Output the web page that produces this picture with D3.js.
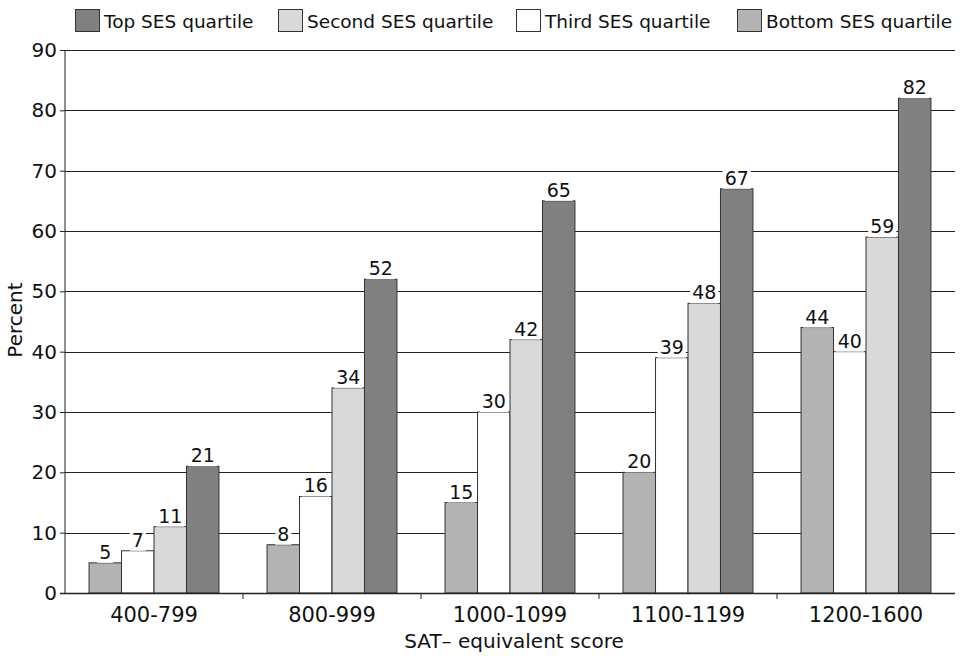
<!DOCTYPE html>
<html><head><meta charset="utf-8">
<script src="https://cdn.jsdelivr.net/npm/d3@7"></script>
<style>body{margin:0;background:#fff}svg{display:block}text{font-family:"DejaVu Sans",sans-serif;fill:#111}</style>
</head><body><svg id="c" width="964" height="656"></svg>
<script>
const categories = ["400-799","800-999","1000-1099","1100-1199","1200-1600"];
const seriesNames = ["Bottom SES quartile","Third SES quartile","Second SES quartile","Top SES quartile"];
const bottomVals = [5, 8, 15, 20, 44];
const thirdVals = [7, 16, 30, 39, 40];
const secondVals = [11, 34, 42, 48, 59];
const topVals = [21, 52, 65, 67, 82];
const seriesColors = ["#b3b3b3","#ffffff","#d9d9d9","#808080"];
const legendOrder = ["Top SES quartile","Second SES quartile","Third SES quartile","Bottom SES quartile"];
const yTicks = [0,10,20,30,40,50,60,70,80,90];

const seriesVals = [bottomVals, thirdVals, secondVals, topVals];
const svg = d3.select("#c");
const L = 65, R = 955, T = 50, B = 593;
const x = d3.scaleBand().domain(categories).range([L, R]).paddingInner(0).paddingOuter(0);
const xs = d3.scaleBand().domain(seriesNames).range([0, x.bandwidth()]).paddingInner(0).paddingOuter(0.74);
const y = d3.scaleLinear().domain([0, 90]).range([B, T]);
const ff = '"DejaVu Sans",sans-serif';

// gridlines
svg.append("g").selectAll("line").data(yTicks.filter(d => d > 0)).join("line")
  .attr("x1", L).attr("x2", R).attr("y1", d => Math.round(y(d)) + 0.5).attr("y2", d => Math.round(y(d)) + 0.5)
  .attr("stroke", "#222").attr("stroke-width", 1);

// bars
const g = svg.append("g");
seriesNames.forEach((s, si) => {
  g.selectAll(null).data(categories).join("rect")
    .attr("x", c => x(c) + xs(s)).attr("width", xs.bandwidth())
    .attr("y", (c, i) => y(seriesVals[si][i])).attr("height", (c, i) => B - y(seriesVals[si][i]))
    .attr("fill", seriesColors[si]).attr("stroke", "#333").attr("stroke-width", 1);
});

// value labels
seriesNames.forEach((s, si) => {
  categories.forEach((c, i) => {
    const v = seriesVals[si][i];
    const cx = x(c) + xs(s) + xs.bandwidth() / 2;
    const by = y(v) - 4;
    const t = svg.append("text").attr("x", cx).attr("y", by).attr("text-anchor", "middle")
      .attr("font-size", 19).text(v);
    const bb = t.node().getBBox();
    svg.insert("rect", () => t.node()).attr("x", bb.x - 2).attr("y", bb.y + 2).attr("width", bb.width + 4)
      .attr("height", bb.height - 2).attr("fill", "#fff");
  });
});

// axes
const yAxis = d3.axisLeft(y).tickValues(yTicks).tickSize(5).tickPadding(3);
const ya = svg.append("g").attr("transform", `translate(${L},0)`).call(yAxis);
ya.selectAll("text").attr("font-size", 20).style("font-family", ff).attr("fill", "#111");
ya.selectAll("line").attr("stroke", "#222");
ya.select(".domain").attr("stroke", "#222").attr("d", `M0,${T}V${B}`);

const xa = svg.append("g").attr("transform", `translate(0,${B})`);
xa.append("line").attr("x1", L - 5).attr("x2", R).attr("y1", 0.5).attr("y2", 0.5).attr("stroke", "#222").attr("stroke-width", 1.5);
xa.selectAll("line.tk").data(categories.slice(1)).join("line").attr("class", "tk")
  .attr("x1", c => x(c)).attr("x2", c => x(c)).attr("y1", 0).attr("y2", 6).attr("stroke", "#222");
xa.selectAll("text").data(categories).join("text")
  .attr("x", c => x(c) + x.bandwidth() / 2).attr("y", 29).attr("text-anchor", "middle")
  .attr("font-size", 21).text(c => c);

// axis titles
svg.append("text").attr("x", 514).attr("y", 648).attr("text-anchor", "middle").attr("font-size", 20).text("SAT– equivalent score");
svg.append("text").attr("transform", "translate(22,320) rotate(-90)").attr("text-anchor", "middle").attr("font-size", 20).text("Percent");

// legend
const legX = [75, 278, 516, 737];
const lg = svg.append("g");
legendOrder.forEach((name, i) => {
  const si = seriesNames.indexOf(name);
  lg.append("rect").attr("x", legX[i] + 0.5).attr("y", 9.5).attr("width", 24).attr("height", 22)
    .attr("fill", seriesColors[si]).attr("stroke", "#333");
  lg.append("text").attr("x", legX[i] + 29).attr("y", 28).attr("font-size", 18.5).text(name);
});
</script></body></html>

○ ○ ○

**Work required**
Using the material above, set down every line exactly, but skip the pictures.

**Full output**
Output the web page that produces this picture with D3.js.
<!DOCTYPE html>
<html><head><meta charset="utf-8">
<script src="https://cdn.jsdelivr.net/npm/d3@7"></script>
<style>body{margin:0;background:#fff}svg{display:block}text{font-family:"DejaVu Sans",sans-serif;fill:#111}</style>
</head><body><svg id="c" width="964" height="656"></svg>
<script>
const categories = ["400-799","800-999","1000-1099","1100-1199","1200-1600"];
const seriesNames = ["Bottom SES quartile","Third SES quartile","Second SES quartile","Top SES quartile"];
const bottomVals = [5, 8, 15, 20, 44];
const thirdVals = [7, 16, 30, 39, 40];
const secondVals = [11, 34, 42, 48, 59];
const topVals = [21, 52, 65, 67, 82];
const seriesColors = ["#b3b3b3","#ffffff","#d9d9d9","#808080"];
const legendOrder = ["Top SES quartile","Second SES quartile","Third SES quartile","Bottom SES quartile"];
const yTicks = [0,10,20,30,40,50,60,70,80,90];

const seriesVals = [bottomVals, thirdVals, secondVals, topVals];
const svg = d3.select("#c");
const L = 65, R = 955, T = 50, B = 593;
const x = d3.scaleBand().domain(categories).range([L, R]).paddingInner(0).paddingOuter(0);
const xs = d3.scaleBand().domain(seriesNames).range([0, x.bandwidth()]).paddingInner(0).paddingOuter(0.74);
const y = d3.scaleLinear().domain([0, 90]).range([B, T]);
const ff = '"DejaVu Sans",sans-serif';

// gridlines
svg.append("g").selectAll("line").data(yTicks.filter(d => d > 0)).join("line")
  .attr("x1", L).attr("x2", R).attr("y1", d => Math.round(y(d)) + 0.5).attr("y2", d => Math.round(y(d)) + 0.5)
  .attr("stroke", "#222").attr("stroke-width", 1);

// bars
const g = svg.append("g");
seriesNames.forEach((s, si) => {
  g.selectAll(null).data(categories).join("rect")
    .attr("x", c => x(c) + xs(s)).attr("width", xs.bandwidth())
    .attr("y", (c, i) => y(seriesVals[si][i])).attr("height", (c, i) => B - y(seriesVals[si][i]))
    .attr("fill", seriesColors[si]).attr("stroke", "#333").attr("stroke-width", 1);
});

// value labels
seriesNames.forEach((s, si) => {
  categories.forEach((c, i) => {
    const v = seriesVals[si][i];
    const cx = x(c) + xs(s) + xs.bandwidth() / 2;
    const by = y(v) - 4;
    const t = svg.append("text").attr("x", cx).attr("y", by).attr("text-anchor", "middle")
      .attr("font-size", 19).text(v);
    const bb = t.node().getBBox();
    svg.insert("rect", () => t.node()).attr("x", bb.x - 2).attr("y", bb.y + 2).attr("width", bb.width + 4)
      .attr("height", bb.height - 2).attr("fill", "#fff");
  });
});

// axes
const yAxis = d3.axisLeft(y).tickValues(yTicks).tickSize(5).tickPadding(3);
const ya = svg.append("g").attr("transform", `translate(${L},0)`).call(yAxis);
ya.selectAll("text").attr("font-size", 20).style("font-family", ff).attr("fill", "#111");
ya.selectAll("line").attr("stroke", "#222");
ya.select(".domain").attr("stroke", "#222").attr("d", `M0,${T}V${B}`);

const xa = svg.append("g").attr("transform", `translate(0,${B})`);
xa.append("line").attr("x1", L - 5).attr("x2", R).attr("y1", 0.5).attr("y2", 0.5).attr("stroke", "#222").attr("stroke-width", 1.5);
xa.selectAll("line.tk").data(categories.slice(1)).join("line").attr("class", "tk")
  .attr("x1", c => x(c)).attr("x2", c => x(c)).attr("y1", 0).attr("y2", 6).attr("stroke", "#222");
xa.selectAll("text").data(categories).join("text")
  .attr("x", c => x(c) + x.bandwidth() / 2).attr("y", 29).attr("text-anchor", "middle")
  .attr("font-size", 21).text(c => c);

// axis titles
svg.append("text").attr("x", 514).attr("y", 648).attr("text-anchor", "middle").attr("font-size", 20).text("SAT– equivalent score");
svg.append("text").attr("transform", "translate(22,320) rotate(-90)").attr("text-anchor", "middle").attr("font-size", 20).text("Percent");

// legend
const legX = [75, 278, 516, 737];
const lg = svg.append("g");
legendOrder.forEach((name, i) => {
  const si = seriesNames.indexOf(name);
  lg.append("rect").attr("x", legX[i] + 0.5).attr("y", 9.5).attr("width", 24).attr("height", 22)
    .attr("fill", seriesColors[si]).attr("stroke", "#333");
  lg.append("text").attr("x", legX[i] + 29).attr("y", 28).attr("font-size", 18.5).text(name);
});
</script></body></html>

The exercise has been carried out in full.